## Begin Entries shown

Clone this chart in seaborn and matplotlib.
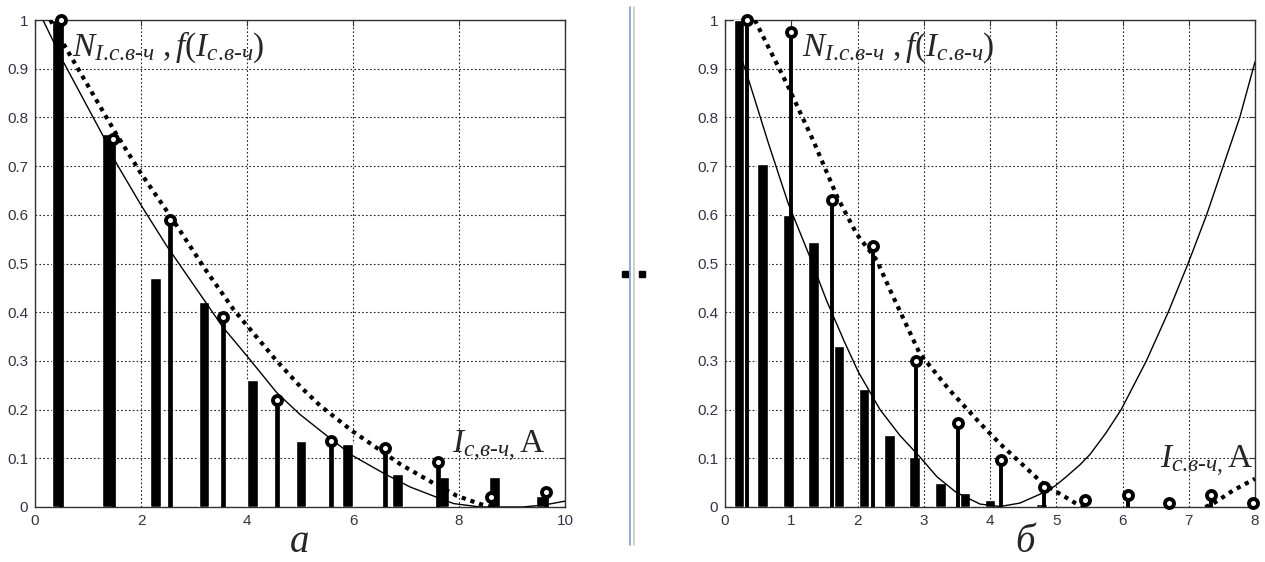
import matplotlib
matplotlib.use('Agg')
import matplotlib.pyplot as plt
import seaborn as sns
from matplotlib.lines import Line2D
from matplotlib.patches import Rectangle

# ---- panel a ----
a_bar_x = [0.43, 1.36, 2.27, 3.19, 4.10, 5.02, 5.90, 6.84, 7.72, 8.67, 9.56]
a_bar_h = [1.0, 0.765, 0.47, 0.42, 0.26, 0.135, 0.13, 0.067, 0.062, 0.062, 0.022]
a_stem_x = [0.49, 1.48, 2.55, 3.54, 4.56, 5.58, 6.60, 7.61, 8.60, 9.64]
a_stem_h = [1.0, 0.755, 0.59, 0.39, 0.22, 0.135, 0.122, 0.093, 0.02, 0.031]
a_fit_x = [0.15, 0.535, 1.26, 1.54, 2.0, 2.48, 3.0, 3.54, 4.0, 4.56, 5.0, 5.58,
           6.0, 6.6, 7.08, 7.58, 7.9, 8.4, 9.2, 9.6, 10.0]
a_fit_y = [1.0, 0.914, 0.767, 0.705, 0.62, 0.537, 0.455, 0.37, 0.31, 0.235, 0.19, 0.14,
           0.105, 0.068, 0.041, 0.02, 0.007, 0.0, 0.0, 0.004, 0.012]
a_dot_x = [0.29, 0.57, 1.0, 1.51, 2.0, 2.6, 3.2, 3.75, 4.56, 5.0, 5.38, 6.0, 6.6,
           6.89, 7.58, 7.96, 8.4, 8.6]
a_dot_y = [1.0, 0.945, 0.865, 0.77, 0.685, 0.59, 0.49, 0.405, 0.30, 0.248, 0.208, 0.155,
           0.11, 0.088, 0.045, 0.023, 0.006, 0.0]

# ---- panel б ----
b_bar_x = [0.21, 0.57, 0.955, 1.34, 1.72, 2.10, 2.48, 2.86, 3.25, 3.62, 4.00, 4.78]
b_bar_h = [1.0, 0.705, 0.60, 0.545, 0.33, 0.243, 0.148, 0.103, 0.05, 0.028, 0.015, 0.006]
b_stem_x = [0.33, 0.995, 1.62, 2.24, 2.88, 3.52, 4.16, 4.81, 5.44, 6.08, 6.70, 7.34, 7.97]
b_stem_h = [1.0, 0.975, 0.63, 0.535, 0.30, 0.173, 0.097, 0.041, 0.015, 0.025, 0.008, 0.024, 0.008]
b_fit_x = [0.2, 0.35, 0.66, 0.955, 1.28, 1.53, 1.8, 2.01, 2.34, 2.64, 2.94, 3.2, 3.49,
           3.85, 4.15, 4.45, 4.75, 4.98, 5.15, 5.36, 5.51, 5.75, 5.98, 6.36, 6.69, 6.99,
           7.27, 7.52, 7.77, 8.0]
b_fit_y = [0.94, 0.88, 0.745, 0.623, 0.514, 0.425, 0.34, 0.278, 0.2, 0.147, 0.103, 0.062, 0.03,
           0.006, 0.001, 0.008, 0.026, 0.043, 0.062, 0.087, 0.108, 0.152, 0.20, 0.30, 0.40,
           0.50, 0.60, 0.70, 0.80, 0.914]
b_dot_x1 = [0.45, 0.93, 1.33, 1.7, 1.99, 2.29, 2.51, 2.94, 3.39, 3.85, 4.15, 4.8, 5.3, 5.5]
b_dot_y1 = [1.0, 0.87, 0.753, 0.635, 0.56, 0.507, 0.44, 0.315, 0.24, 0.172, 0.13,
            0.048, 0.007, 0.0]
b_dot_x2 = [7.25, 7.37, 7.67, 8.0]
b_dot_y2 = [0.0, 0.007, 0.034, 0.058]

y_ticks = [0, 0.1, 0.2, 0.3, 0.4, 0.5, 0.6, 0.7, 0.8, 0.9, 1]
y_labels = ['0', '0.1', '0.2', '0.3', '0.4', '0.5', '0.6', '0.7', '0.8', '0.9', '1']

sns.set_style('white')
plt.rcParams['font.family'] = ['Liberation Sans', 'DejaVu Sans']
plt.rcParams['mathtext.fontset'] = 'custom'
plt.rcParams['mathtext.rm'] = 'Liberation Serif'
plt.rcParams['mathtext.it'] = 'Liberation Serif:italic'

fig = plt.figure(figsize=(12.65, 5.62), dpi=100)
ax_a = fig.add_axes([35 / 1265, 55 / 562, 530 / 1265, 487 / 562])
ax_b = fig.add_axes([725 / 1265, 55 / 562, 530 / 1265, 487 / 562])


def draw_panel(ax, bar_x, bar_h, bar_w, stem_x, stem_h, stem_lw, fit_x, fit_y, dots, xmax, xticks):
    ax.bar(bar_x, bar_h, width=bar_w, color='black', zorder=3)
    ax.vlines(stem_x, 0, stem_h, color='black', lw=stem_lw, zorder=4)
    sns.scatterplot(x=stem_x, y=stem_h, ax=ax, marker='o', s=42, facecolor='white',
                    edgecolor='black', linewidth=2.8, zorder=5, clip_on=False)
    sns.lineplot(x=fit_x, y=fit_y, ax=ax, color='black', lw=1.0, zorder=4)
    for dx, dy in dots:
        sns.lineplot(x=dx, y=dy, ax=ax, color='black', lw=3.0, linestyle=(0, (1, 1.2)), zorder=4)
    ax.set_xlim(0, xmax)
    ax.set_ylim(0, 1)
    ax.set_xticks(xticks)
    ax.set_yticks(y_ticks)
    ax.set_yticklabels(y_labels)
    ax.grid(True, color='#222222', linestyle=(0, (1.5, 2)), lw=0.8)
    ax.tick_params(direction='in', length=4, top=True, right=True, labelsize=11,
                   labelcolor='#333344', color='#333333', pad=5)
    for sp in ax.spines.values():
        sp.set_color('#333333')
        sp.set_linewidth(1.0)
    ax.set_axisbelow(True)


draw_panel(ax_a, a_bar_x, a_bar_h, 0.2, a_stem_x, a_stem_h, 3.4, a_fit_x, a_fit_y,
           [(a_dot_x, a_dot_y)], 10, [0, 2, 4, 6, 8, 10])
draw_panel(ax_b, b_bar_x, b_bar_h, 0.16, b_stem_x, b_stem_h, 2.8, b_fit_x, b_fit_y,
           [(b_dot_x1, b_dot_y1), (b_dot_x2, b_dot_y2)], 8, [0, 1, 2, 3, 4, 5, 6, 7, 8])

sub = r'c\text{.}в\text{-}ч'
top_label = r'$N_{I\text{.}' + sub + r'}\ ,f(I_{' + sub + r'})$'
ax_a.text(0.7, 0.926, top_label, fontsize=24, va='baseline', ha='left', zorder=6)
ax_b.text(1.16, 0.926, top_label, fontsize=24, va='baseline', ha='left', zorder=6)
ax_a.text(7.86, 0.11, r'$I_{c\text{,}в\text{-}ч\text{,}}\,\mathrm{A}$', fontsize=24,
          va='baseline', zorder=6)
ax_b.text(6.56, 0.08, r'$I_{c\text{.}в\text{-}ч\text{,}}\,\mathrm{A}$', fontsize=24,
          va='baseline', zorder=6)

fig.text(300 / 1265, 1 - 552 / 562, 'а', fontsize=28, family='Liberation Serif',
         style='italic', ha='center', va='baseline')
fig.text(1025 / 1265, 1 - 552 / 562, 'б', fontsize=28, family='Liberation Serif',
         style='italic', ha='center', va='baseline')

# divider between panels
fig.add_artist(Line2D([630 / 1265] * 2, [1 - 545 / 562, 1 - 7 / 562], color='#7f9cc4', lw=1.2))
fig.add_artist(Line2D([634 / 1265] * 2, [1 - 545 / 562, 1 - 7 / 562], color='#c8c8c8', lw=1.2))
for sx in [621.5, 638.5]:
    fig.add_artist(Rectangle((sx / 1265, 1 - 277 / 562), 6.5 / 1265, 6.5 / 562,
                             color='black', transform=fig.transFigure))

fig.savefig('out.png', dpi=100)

## End Entries shown
## Begin Entries shown

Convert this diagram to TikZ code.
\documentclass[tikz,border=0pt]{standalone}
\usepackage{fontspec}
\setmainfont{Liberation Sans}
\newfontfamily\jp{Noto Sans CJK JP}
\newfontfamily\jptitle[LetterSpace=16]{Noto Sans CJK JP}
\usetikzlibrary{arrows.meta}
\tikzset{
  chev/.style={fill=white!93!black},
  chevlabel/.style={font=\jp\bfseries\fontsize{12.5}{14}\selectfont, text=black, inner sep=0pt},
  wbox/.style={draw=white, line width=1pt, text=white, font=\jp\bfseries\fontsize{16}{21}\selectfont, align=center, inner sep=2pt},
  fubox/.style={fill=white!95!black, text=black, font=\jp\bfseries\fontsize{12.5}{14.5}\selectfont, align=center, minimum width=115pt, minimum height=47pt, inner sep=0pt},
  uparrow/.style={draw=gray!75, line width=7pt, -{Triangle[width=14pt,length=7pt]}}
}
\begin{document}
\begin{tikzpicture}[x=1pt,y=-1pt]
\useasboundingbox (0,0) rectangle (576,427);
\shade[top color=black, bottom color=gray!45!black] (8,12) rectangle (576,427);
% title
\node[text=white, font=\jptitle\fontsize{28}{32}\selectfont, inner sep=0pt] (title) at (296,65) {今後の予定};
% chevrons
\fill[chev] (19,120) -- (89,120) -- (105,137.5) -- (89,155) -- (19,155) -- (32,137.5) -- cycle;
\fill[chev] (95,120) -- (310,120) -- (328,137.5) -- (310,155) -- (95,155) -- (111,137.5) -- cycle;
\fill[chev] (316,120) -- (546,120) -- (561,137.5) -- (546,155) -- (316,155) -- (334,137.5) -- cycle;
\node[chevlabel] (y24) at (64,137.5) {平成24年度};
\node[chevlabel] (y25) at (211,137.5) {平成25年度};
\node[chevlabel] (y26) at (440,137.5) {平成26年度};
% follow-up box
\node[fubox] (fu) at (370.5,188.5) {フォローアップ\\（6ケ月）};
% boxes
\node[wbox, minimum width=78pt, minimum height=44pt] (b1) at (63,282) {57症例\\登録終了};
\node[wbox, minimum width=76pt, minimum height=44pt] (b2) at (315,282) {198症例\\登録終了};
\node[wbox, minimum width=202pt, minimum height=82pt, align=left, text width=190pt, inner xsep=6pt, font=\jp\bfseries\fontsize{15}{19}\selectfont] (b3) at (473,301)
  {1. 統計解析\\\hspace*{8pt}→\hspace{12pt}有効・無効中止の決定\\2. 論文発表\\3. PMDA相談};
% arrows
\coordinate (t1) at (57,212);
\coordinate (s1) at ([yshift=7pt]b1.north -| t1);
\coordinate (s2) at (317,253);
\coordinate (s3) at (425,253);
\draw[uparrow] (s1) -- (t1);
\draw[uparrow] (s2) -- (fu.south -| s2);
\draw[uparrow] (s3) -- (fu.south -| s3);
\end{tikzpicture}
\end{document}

## End Entries shown
## Begin Entries shown

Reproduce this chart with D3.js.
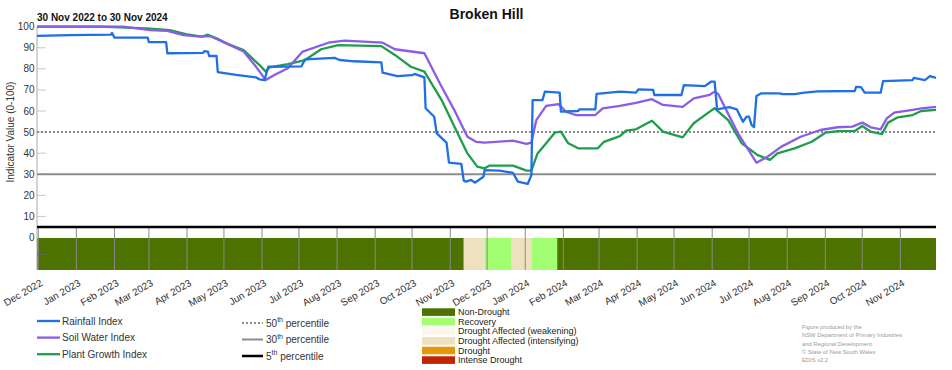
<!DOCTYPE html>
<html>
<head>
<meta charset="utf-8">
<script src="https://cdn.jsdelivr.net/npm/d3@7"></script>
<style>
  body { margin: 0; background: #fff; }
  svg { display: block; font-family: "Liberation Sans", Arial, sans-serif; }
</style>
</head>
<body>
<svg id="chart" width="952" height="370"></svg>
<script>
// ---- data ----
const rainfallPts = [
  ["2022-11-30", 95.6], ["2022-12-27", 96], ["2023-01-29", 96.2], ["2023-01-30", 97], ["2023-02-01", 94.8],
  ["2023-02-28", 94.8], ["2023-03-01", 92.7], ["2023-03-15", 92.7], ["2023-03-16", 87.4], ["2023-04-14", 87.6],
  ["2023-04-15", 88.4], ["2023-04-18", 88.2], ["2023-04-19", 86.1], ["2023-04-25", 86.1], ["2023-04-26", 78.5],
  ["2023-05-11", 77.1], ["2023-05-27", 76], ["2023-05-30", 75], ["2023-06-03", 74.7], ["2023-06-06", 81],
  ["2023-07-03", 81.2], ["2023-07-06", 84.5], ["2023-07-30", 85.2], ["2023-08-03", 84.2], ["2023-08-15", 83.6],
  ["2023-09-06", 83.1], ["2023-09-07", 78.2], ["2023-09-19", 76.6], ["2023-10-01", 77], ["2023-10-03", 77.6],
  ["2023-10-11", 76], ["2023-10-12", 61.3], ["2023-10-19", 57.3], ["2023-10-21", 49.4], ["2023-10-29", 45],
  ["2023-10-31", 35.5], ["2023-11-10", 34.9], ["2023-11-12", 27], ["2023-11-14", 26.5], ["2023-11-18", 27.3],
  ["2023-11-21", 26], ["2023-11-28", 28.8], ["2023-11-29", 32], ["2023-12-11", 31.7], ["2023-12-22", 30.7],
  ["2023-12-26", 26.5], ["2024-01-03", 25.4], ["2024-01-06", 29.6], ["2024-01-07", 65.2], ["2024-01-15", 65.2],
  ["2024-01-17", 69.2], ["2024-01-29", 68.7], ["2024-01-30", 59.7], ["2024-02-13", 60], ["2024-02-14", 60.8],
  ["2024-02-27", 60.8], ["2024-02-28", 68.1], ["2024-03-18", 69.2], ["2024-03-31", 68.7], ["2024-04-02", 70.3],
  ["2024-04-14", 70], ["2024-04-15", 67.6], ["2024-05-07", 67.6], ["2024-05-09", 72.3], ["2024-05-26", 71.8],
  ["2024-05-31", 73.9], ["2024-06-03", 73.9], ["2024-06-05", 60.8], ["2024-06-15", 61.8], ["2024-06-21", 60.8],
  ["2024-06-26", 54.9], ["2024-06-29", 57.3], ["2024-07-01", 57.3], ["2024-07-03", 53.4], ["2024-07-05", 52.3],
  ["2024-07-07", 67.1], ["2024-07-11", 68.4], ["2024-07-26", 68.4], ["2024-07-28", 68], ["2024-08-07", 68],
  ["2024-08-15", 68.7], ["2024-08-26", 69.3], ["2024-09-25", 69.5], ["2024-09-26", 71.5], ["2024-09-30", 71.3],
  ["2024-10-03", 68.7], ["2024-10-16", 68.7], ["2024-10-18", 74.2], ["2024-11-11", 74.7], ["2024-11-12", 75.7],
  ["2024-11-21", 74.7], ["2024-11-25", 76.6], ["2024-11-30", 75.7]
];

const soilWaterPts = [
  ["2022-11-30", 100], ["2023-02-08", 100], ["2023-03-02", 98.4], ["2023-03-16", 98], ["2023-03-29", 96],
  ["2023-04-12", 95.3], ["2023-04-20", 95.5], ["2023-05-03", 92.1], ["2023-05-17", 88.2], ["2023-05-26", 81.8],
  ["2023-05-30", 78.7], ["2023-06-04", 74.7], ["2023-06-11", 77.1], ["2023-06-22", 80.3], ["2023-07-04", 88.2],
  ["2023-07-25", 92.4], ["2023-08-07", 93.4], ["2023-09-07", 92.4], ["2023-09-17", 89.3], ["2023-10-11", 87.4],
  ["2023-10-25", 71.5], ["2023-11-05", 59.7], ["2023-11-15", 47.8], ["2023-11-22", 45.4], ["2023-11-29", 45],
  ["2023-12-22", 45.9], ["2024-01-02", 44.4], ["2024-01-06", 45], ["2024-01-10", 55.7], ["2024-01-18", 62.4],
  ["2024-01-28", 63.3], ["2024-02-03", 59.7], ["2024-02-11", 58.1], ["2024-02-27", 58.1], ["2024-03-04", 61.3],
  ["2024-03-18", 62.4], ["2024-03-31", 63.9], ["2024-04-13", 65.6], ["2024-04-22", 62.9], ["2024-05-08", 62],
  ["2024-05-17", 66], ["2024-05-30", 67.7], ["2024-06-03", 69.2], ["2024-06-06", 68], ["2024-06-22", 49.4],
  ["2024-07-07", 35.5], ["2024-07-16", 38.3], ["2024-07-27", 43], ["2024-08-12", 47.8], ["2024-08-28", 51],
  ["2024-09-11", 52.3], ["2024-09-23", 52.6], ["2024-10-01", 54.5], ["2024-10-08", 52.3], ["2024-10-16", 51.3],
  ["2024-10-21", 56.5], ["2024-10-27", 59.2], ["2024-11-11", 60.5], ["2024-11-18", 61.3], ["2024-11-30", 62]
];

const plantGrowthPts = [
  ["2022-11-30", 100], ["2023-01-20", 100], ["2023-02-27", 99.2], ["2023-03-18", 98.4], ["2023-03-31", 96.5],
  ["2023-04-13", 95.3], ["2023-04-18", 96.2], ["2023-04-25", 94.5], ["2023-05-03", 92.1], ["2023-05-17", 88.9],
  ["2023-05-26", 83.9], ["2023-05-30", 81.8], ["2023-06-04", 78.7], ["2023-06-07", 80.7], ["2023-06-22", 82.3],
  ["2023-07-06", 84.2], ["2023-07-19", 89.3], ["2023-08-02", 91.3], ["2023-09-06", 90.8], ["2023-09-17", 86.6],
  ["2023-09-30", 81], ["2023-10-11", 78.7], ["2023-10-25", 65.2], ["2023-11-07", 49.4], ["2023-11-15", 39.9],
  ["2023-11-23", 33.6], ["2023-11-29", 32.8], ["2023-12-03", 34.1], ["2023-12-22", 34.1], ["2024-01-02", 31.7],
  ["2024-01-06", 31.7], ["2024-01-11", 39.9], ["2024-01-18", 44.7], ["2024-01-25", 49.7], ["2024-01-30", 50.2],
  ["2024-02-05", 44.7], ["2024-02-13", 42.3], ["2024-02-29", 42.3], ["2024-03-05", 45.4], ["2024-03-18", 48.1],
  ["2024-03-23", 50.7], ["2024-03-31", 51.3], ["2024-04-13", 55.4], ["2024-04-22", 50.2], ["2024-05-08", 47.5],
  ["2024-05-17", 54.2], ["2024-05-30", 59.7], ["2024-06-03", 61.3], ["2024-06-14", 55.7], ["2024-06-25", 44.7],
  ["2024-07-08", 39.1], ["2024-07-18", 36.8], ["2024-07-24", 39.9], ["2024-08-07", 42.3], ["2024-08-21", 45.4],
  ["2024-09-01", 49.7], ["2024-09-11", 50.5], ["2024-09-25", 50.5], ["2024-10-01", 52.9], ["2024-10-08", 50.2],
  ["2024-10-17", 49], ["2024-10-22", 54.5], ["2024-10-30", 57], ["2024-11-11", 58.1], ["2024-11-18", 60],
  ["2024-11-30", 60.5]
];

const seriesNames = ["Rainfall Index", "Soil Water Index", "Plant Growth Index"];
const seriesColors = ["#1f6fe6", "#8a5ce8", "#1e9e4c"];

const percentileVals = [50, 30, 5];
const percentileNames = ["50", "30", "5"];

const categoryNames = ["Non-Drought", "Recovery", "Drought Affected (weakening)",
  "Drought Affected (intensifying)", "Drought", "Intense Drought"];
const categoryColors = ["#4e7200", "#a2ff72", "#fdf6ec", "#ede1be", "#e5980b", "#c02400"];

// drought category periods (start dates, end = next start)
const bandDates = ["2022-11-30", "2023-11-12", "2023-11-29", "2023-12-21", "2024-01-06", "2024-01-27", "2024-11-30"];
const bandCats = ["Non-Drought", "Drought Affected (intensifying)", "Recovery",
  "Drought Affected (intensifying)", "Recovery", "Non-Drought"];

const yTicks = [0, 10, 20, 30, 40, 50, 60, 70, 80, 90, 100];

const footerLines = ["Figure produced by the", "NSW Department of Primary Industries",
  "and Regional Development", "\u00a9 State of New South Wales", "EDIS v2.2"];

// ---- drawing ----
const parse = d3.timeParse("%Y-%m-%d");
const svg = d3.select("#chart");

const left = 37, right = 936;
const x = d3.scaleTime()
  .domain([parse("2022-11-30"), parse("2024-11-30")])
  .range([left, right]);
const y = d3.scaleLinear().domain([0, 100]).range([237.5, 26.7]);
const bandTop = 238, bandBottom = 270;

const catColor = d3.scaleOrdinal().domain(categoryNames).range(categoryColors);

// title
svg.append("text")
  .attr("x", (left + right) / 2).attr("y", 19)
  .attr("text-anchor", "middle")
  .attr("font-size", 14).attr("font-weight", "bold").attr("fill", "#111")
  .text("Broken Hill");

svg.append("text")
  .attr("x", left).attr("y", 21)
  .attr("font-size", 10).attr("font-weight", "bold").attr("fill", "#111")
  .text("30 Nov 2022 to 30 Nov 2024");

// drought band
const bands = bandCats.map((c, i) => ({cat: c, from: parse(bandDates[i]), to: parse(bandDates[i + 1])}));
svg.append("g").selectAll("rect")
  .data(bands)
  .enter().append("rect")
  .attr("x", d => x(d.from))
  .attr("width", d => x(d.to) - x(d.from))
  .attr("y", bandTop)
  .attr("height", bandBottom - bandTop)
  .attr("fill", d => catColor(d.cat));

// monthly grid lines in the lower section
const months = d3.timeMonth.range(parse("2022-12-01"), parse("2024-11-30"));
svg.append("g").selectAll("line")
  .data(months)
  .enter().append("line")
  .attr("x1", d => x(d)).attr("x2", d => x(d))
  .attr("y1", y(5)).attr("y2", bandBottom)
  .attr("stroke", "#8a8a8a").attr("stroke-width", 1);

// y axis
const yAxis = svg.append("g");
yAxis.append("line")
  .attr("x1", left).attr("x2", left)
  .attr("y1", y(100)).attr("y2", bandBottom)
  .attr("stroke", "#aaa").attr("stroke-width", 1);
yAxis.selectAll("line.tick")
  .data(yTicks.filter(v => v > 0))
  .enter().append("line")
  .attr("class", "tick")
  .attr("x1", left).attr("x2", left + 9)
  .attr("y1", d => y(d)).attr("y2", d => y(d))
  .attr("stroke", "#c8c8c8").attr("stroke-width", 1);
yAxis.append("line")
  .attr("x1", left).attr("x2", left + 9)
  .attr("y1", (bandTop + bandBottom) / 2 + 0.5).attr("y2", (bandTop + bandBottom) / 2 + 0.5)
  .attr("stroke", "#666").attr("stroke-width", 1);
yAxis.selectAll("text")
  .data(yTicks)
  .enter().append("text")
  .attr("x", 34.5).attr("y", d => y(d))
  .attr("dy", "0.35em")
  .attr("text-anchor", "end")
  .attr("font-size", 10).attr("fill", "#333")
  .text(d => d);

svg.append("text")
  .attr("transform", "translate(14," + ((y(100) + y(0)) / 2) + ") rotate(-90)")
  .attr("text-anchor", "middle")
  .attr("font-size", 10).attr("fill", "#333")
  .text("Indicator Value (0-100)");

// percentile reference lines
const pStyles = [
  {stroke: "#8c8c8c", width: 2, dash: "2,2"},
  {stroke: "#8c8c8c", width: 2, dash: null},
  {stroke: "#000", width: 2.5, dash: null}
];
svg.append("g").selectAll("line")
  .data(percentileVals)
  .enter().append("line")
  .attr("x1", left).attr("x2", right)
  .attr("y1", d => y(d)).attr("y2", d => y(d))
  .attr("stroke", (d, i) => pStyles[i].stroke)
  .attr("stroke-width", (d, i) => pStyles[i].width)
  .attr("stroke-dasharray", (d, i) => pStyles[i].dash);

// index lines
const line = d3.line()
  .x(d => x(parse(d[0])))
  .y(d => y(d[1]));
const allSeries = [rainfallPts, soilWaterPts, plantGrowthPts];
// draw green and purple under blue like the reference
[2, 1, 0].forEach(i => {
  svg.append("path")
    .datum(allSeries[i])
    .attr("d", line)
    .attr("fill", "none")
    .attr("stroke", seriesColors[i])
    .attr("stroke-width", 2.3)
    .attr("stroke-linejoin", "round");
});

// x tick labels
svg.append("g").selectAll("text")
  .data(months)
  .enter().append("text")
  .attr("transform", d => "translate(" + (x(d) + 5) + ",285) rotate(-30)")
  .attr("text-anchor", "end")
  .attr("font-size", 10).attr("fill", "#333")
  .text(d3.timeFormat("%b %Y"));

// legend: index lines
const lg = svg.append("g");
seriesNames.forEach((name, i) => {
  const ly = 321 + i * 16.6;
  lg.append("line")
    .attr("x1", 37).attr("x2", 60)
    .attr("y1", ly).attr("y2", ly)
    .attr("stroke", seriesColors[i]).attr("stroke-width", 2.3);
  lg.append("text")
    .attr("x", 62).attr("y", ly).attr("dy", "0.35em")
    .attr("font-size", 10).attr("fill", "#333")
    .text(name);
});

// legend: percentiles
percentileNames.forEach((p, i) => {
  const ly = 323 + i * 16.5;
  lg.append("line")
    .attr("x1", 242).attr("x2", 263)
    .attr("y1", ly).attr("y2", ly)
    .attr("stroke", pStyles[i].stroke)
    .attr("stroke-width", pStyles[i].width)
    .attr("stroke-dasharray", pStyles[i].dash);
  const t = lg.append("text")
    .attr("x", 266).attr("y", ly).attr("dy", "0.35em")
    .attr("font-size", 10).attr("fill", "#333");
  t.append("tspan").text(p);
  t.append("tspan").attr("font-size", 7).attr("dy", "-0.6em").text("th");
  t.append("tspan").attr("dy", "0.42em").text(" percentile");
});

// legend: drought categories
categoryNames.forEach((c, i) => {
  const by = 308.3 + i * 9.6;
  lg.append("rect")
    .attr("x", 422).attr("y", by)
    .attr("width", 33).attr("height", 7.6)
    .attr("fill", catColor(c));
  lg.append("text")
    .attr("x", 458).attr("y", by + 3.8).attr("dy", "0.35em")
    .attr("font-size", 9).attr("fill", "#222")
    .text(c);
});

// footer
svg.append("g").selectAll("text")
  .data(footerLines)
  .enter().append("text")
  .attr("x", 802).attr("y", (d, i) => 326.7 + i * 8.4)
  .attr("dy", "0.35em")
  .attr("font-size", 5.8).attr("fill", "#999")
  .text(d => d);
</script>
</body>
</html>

## End Entries shown

Repeat, word for word, the lines of the material above from the one holding "Clone this chart in seaborn and matplotlib." through the one holding "0.11, 0.088, 0.045, 0.023, 0.006, 0.0]". Leave out pictures.

Clone this chart in seaborn and matplotlib.
import matplotlib
matplotlib.use('Agg')
import matplotlib.pyplot as plt
import seaborn as sns
from matplotlib.lines import Line2D
from matplotlib.patches import Rectangle

# ---- panel a ----
a_bar_x = [0.43, 1.36, 2.27, 3.19, 4.10, 5.02, 5.90, 6.84, 7.72, 8.67, 9.56]
a_bar_h = [1.0, 0.765, 0.47, 0.42, 0.26, 0.135, 0.13, 0.067, 0.062, 0.062, 0.022]
a_stem_x = [0.49, 1.48, 2.55, 3.54, 4.56, 5.58, 6.60, 7.61, 8.60, 9.64]
a_stem_h = [1.0, 0.755, 0.59, 0.39, 0.22, 0.135, 0.122, 0.093, 0.02, 0.031]
a_fit_x = [0.15, 0.535, 1.26, 1.54, 2.0, 2.48, 3.0, 3.54, 4.0, 4.56, 5.0, 5.58,
           6.0, 6.6, 7.08, 7.58, 7.9, 8.4, 9.2, 9.6, 10.0]
a_fit_y = [1.0, 0.914, 0.767, 0.705, 0.62, 0.537, 0.455, 0.37, 0.31, 0.235, 0.19, 0.14,
           0.105, 0.068, 0.041, 0.02, 0.007, 0.0, 0.0, 0.004, 0.012]
a_dot_x = [0.29, 0.57, 1.0, 1.51, 2.0, 2.6, 3.2, 3.75, 4.56, 5.0, 5.38, 6.0, 6.6,
           6.89, 7.58, 7.96, 8.4, 8.6]
a_dot_y = [1.0, 0.945, 0.865, 0.77, 0.685, 0.59, 0.49, 0.405, 0.30, 0.248, 0.208, 0.155,
           0.11, 0.088, 0.045, 0.023, 0.006, 0.0]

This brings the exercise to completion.